Mosaic was born to replace what I was doing on those resource planning spreadsheets. A modern version of the process, simple and visual, that anyone can learn it in seconds. But the key is that the software is collaborative, so rather than having one person or a small percentage of resource managers trying to keep up with all of the planning and the constant changes that come with it —everyone plays their part, updating information in real-time. As a group, the organization is working to keep everyone busy.
As a result of this access and transparency, the plans are a lot more accurate, and schedules are more controlled. Departments and office borders get broken down, and the skills of the organization are unlocked. People can easily ask for and offer help to meet deadlines. Resource and staffing managers become true people managers, rather than data entry specialists. They can achieve deeper levels of efficiency with their teams, which improves everyone’s connection to their work and schedules.

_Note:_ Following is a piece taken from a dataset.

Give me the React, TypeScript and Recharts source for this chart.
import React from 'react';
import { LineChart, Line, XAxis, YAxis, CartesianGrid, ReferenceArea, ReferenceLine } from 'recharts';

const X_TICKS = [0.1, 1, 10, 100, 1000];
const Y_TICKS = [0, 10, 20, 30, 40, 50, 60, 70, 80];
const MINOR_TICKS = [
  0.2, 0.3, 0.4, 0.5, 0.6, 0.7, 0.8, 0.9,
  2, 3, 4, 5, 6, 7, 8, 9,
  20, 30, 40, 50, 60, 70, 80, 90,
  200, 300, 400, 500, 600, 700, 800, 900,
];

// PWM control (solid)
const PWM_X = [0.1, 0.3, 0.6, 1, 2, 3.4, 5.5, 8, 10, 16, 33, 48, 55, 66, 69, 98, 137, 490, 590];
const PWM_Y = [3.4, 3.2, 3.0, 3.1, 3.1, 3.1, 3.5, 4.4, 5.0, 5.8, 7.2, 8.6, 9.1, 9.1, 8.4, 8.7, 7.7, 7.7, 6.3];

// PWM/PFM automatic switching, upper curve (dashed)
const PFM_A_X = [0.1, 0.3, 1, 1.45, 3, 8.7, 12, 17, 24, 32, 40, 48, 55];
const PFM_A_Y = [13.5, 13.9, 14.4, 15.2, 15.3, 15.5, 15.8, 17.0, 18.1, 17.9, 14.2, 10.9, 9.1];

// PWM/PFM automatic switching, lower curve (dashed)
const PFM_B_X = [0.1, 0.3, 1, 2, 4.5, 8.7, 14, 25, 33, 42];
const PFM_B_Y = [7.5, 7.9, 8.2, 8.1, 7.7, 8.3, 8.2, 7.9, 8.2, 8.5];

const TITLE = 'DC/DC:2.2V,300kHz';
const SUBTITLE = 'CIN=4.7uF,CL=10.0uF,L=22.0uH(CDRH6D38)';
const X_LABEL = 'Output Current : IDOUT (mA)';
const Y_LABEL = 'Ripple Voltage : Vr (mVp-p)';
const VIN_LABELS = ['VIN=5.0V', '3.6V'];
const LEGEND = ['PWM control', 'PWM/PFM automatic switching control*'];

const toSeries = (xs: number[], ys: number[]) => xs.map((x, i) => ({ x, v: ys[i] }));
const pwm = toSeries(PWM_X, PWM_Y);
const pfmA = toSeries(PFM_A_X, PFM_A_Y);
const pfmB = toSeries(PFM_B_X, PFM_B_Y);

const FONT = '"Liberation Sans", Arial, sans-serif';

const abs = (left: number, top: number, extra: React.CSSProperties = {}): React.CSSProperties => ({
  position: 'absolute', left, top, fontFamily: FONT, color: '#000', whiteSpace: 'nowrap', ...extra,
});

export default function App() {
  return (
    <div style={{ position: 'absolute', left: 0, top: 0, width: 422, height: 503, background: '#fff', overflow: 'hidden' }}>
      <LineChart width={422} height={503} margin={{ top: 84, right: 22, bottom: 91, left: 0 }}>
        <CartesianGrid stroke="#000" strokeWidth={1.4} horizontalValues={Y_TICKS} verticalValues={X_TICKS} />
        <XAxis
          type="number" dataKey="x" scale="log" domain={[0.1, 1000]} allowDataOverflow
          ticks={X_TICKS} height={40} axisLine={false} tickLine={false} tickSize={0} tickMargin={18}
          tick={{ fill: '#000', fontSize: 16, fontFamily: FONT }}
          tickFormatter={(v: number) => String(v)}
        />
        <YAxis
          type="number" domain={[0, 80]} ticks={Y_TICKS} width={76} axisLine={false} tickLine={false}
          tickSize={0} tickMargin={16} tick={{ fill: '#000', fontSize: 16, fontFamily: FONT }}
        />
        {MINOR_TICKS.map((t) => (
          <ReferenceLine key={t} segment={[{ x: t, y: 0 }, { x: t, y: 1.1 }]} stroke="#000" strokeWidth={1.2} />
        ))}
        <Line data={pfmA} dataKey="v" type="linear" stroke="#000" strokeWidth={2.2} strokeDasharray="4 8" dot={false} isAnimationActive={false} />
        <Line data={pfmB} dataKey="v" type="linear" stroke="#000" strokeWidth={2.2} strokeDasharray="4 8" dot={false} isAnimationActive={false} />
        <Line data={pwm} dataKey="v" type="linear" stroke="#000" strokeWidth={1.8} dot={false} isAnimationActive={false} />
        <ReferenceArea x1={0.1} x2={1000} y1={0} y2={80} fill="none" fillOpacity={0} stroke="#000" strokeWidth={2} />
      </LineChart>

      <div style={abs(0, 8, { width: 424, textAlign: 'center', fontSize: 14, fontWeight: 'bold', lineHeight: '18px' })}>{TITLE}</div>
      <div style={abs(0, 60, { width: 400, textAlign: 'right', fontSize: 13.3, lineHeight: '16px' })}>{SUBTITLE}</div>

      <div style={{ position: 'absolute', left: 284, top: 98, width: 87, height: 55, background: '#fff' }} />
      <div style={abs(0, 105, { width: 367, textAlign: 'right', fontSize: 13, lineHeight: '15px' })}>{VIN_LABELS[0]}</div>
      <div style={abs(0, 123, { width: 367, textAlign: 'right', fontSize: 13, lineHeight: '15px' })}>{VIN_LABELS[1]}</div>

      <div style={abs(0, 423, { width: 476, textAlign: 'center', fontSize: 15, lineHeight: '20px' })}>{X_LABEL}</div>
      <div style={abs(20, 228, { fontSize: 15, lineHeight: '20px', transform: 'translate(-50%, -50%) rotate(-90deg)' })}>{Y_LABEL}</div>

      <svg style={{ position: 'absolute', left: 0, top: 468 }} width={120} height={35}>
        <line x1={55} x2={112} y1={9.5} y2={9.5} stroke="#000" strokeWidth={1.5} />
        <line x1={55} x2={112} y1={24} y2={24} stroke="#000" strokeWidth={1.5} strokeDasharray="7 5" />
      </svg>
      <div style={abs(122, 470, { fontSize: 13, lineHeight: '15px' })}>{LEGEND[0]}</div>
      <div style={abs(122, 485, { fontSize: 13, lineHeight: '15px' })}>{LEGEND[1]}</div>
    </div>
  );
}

Collaborative resource planning is the key to maximizing utilization rates. See how.
Less work, more profit.
Some might be thinking, “We’re already feeling burned out. Why would more work be better?” That’s the beauty of efficiency. The potential increase in billable time simply highlights the inefficiency of the current processes, not an increase in the amount of work. The burnout you or your team may be feeling is more likely due to over-scheduling, conflicting deadlines, and misallocation of projects rather than the work itself. To increase efficiency, you first need to balance your workload.
Increasing collaboration, managing time more efficiently, and planning more effectively result in fewer late nights and weekends, never more. The right resource planning tool can also give you clarity on capacity, demand, skills, and hiring so you can confidently manage the business. It gives you control over your organization’s work, so you can ensure everyone is appropriately busy with the right things at the right time. And by being more efficient, you can actually work less to achieve the same profitability goals.